Нажимая посильнее, он снова начертил несколько букв.

«Это имя?»

«Географическое название».

Он провел влажной ладонью по ее коже, как проводят влажной тряпкой по доске, стирая написанное.

«Читай еще раз».

Ильзе чувствовала, что это почему-то очень важно, прочитать сейчас то, что он пишет, но, кроме начального S никак не получалось схватить остальные буквы, тем более связать их в целое.

«Ты хочешь туда уехать?» — спросила она, стараясь не выдать голосом тотчас нахлынувшую тоску.

«Сейчас я напишу, чего я хочу», — он засмеялся и легонько пощекотал ей пальцем между лопатками.

Она повернулась к нему:

«Можно, я поеду с тобой?»

«И что ты там будешь делать со стариком?»

Он по-прежнему смеялся.

«Там ты будешь не старше, чем здесь».

Он весело вскочил на ноги:

«Тогда вперед!»

Ильзе взглянула снизу на его мускулистые ноги, живот, на всю его ухоженную фигуру, вспомнила его уверенную силу, когда они лежат в постели, подумала сердито: «Он бодро протянет еще десять лет, и двадцать, а то и все двадцать пять...» Встала неторопливо, заколола покрепче волосы и побрела за ним к воде...

3

Этот паршивец Петер говорил ей когда-то: «Любящая женщина, как собака: даже если любимый выбежал за сигаретами, ей тотчас начинает казаться, что он ушел навсегда». Всякий раз, по вторникам и пятницам, подходя к дому доктора, Ильзе тайно опасалась, что ей отворит какой-нибудь незнакомый человек или что на двери будет повешено объявление «Сдается». Но отворял доктор, всегда уже наготове, в купальном халате, нетерпеливо обнимал ее, и она, не вспоминая недавних сомнений, тотчас воспламенялась от его желания.
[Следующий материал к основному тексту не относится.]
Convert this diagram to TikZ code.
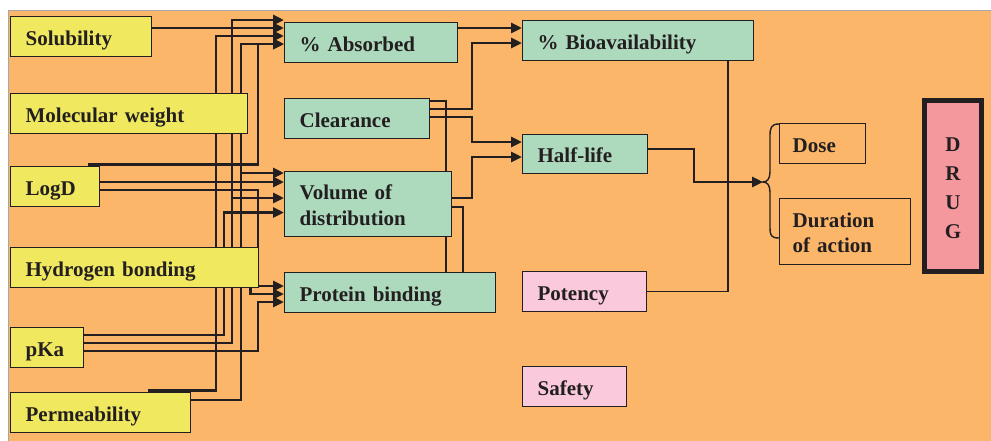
\documentclass[tikz,border=0pt]{standalone}
\usepackage{fontspec}
\setmainfont{Liberation Serif}
\usetikzlibrary{arrows.meta,calc}
\definecolor{ink}{RGB}{35,31,32}
\definecolor{bgor}{RGB}{251,182,106}
\definecolor{yel}{RGB}{240,233,95}
\definecolor{grn}{RGB}{173,217,189}
\definecolor{pnk}{RGB}{250,201,219}
\definecolor{drugc}{RGB}{244,152,158}
\pgfdeclarelayer{bglayer}
\pgfdeclarelayer{lines}
\pgfsetlayers{bglayer,lines,main}
\begin{document}
\begin{tikzpicture}[x=1pt,y=-1pt,
  conn/.style={draw=ink,line width=2.9pt},
  arr/.style={conn,-{Triangle[length=11pt,width=10pt]}},
  thinl/.style={draw=ink,line width=1.6pt},
  box/.style={draw=ink,line width=1.3pt,anchor=north west,inner xsep=15pt,inner ysep=0pt,
    text height=17pt,text depth=0pt,align=left,text=ink,
    font=\fontsize{21}{26}\selectfont\bfseries},
  ybox/.style={box,fill=yel},
  gbox/.style={box,fill=grn},
  pbox/.style={box,fill=pnk},
  obox/.style={box,inner xsep=13pt,line width=1.4pt}]
\useasboundingbox (0,0) rectangle (991,440);
\begin{pgfonlayer}{bglayer}
\fill[white] (0,0) rectangle (991,440);
\filldraw[fill=bgor,draw=gray!70,line width=0.8pt] (8,10) rectangle (991,441);
\end{pgfonlayer}

% left column
\node[ybox,minimum width=141pt,minimum height=40pt,text width=111pt] (sol) at (10,16) {Solubility};
\node[ybox,minimum width=237pt,minimum height=40pt,text width=207pt] (mw) at (10,93) {Molecular weight};
\node[ybox,minimum width=89pt,minimum height=40pt,text width=59pt] (logd) at (10,166) {LogD};
\node[ybox,minimum width=248pt,minimum height=40pt,text width=218pt] (hb) at (10,247) {Hydrogen bonding};
\node[ybox,minimum width=73pt,minimum height=40pt,text width=43pt] (pka) at (10,327) {pKa};
\node[ybox,minimum width=180pt,minimum height=40pt,text width=150pt] (perm) at (10,392) {Permeability};

% middle column
\node[gbox,minimum width=173pt,minimum height=40pt,text width=143pt] (abs) at (284,22) {\% Absorbed};
\node[gbox,minimum width=145pt,minimum height=40pt,text width=115pt] (clr) at (284,98) {Clearance};
\node[gbox,minimum width=167pt,minimum height=65pt,text width=137pt,text depth=26pt] (vod) at (284,171) {Volume of\\distribution};
\node[gbox,minimum width=211pt,minimum height=40pt,text width=181pt] (pb) at (284,272) {Protein binding};

% right column
\node[gbox,minimum width=231pt,minimum height=40pt,text width=201pt] (bio) at (522,20) {\% Bioavailability};
\node[gbox,minimum width=125pt,minimum height=39pt,text width=95pt] (hl) at (522,134) {Half-life};
\node[pbox,minimum width=124pt,minimum height=40pt,text width=94pt] (pot) at (522,271) {Potency};
\node[pbox,minimum width=104pt,minimum height=40pt,text width=74pt] (saf) at (522,366) {Safety};

% outcome boxes
\node[obox,minimum width=86pt,minimum height=40pt,text width=60pt] (dose) at (779,123) {Dose};
\node[obox,minimum width=131pt,minimum height=66pt,text width=105pt,text depth=25pt,
  font=\fontsize{21}{25}\selectfont\bfseries] (dur) at (779,198) {Duration\\of action};
\node[draw=ink,line width=5pt,fill=drugc,minimum width=57pt,minimum height=171pt,
  inner sep=0pt,text width=30pt,align=center,text height=17pt,text depth=87pt,text=ink,
  font=\fontsize{21}{29}\selectfont\bfseries] (drug) at (953,186) {D\\R\\U\\G};

\coordinate (btip) at (763,182);
\coordinate (jn) at (728,182);

\begin{pgfonlayer}{lines}
% left bus
\draw[arr] (sol.east |- 0,28) -- (abs.west |- 0,28);
\draw[arr] ($(perm.north east)+(-43,-1.5)$) -| (216,36) -- (abs.west |- 0,36);
\draw[arr] (perm.east |- 0,400) -| (241,44) -- (abs.west |- 0,44);
\draw[arr] (241,173) -- (vod.west |- 0,173);
\draw[arr] (pka.east |- 0,343) -| (232,20) -- (abs.west |- 0,20);
\draw[arr] (232,198) -- (vod.west |- 0,198);
\draw[arr] (pka.east |- 0,335) -| (224,212.5) -- (vod.west |- 0,212.5);
\draw[arr] (pka.east |- 0,351) -| (258,302) -- (pb.west |- 0,302);
\draw[arr] ($(logd.north east)+(-12,-1.5)$) -| (258,44) -- (abs.west |- 0,44);
\draw[arr] (logd.east |- 0,182) -- (vod.west |- 0,182);
\draw[arr] (logd.east |- 0,190) -| (258,286) -- (pb.west |- 0,286);
\draw[arr] ($(hb.south east)+(-9,0)$) |- (pb.west |- 0,294);
% middle
\draw[arr] (abs.east |- 0,28) -- (bio.west |- 0,28);
\draw[arr] (clr.east |- 0,109) -| (472,43) -- (bio.west |- 0,43);
\draw[arr] (clr.east |- 0,117) -| (472,142) -- (hl.west |- 0,142);
\draw[arr] (vod.east |- 0,198) -| (472,157) -- (hl.west |- 0,157);
\draw[conn] (vod.east |- 0,207) -| (pb.north -| 463,0);
\draw[conn] (clr.east |- 0,101) -| (pb.north -| 446,0);
% right
\draw[conn,line width=2.5pt] (bio.south -| jn) -- (jn |- pot.east);
\draw[thinl] (pot.east) -- (jn |- pot.east);
\draw[thinl] (hl.east |- 0,149) -| (694,182) -- (jn);
\draw[arr] (jn) -- (btip);
\draw[ink,line width=1.4pt] (dose.west |- 0,124) .. controls (771,124) and (770,128) .. (770,136)
  -- (770,172) .. controls (770,179) and (767,182) .. (btip)
  .. controls (767,182) and (770,185) .. (770,192)
  -- (770,228) .. controls (770,235) and (771,238) .. (dur.west |- 0,238);
\end{pgfonlayer}
\end{tikzpicture}
\end{document}
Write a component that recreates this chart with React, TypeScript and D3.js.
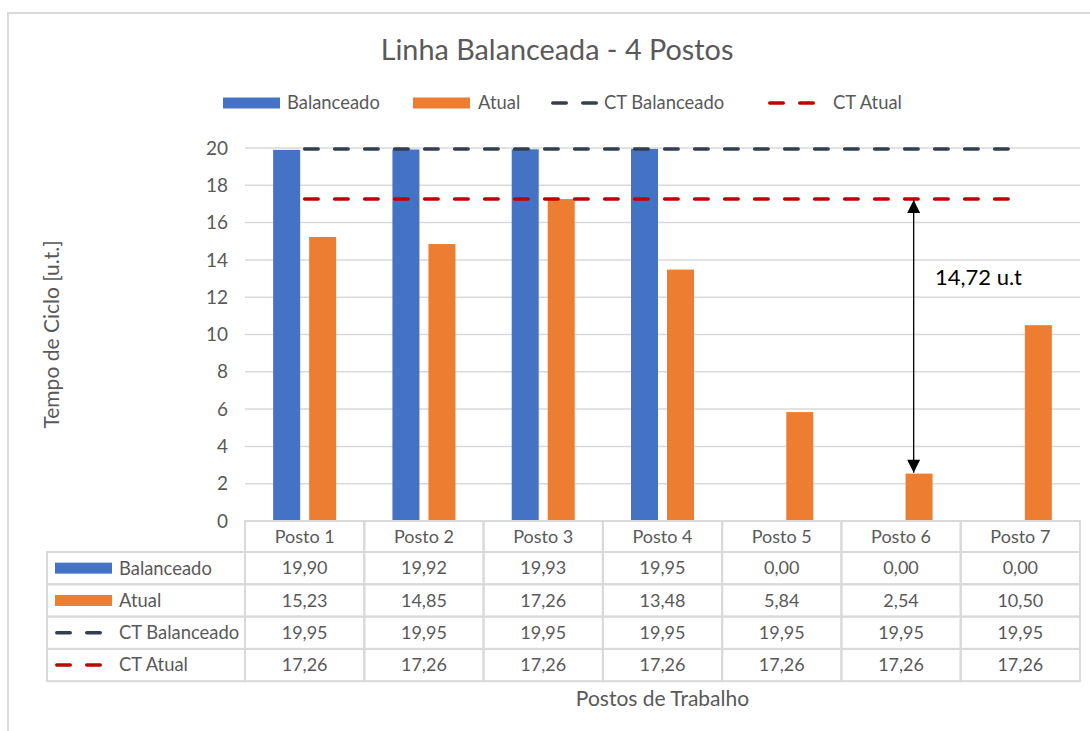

Как-то раз, в момент острой ласки она вдруг хрипло засмеялась: «Знали бы они там, в Доме, какая я на самом деле!»

Доктор хмыкнул и освободил ее из объятий.

«Знаешь, эта толстуха фрау Бус называет меня аптекарскими весами».

«Что ж, она права. Ты на самом деле — аптекарские весы, точно так же, как сейчас, со мной, ты тоже — на самом деле. Человек постоянно меняет маски, но в любой маске играет самого себя. Если роль не его, он такую маску не наденет».

Ильзе снова засмеялась:

«Не боишься, что я с тобой только изображаю страсть, а на самом деле подсчитываю в уме, сколько стоит новый диван?»

Доктор тоже засмеялся:

«Значит, и это — ты, и опять же — на самом деле».

Прижал ее к себе:

«Ну, что же — изображай... Изображай...»

Они вместе принимали душ (доктор любил, чтобы вместе) и под чуть теплым его дождем продолжали любовную игру. Пока она одевалась, доктор, быстро натянув белую майку и красные трусы, варил кофе. И всякий вторник и всякую пятницу, прежде чем расстаться с доктором, Ильзе ждала, что в этот день произойдет что-нибудь необычное, какое-то важное слово будет сказано, рука потянется удержать ее, но мелькали страницы календаря, всё шло по-заведенному: в восемь доктор включал телевизор, быстро целовал ее на прощанье. Она не спеша, какая бы ни была погода, пешком, чтобы отойти и прогуляться, направлялась на другой конец города в сторону своего жилища; по дороге заходила в супермаркет и покупала бутылку белого вина и сыр рокфор, который очень любила.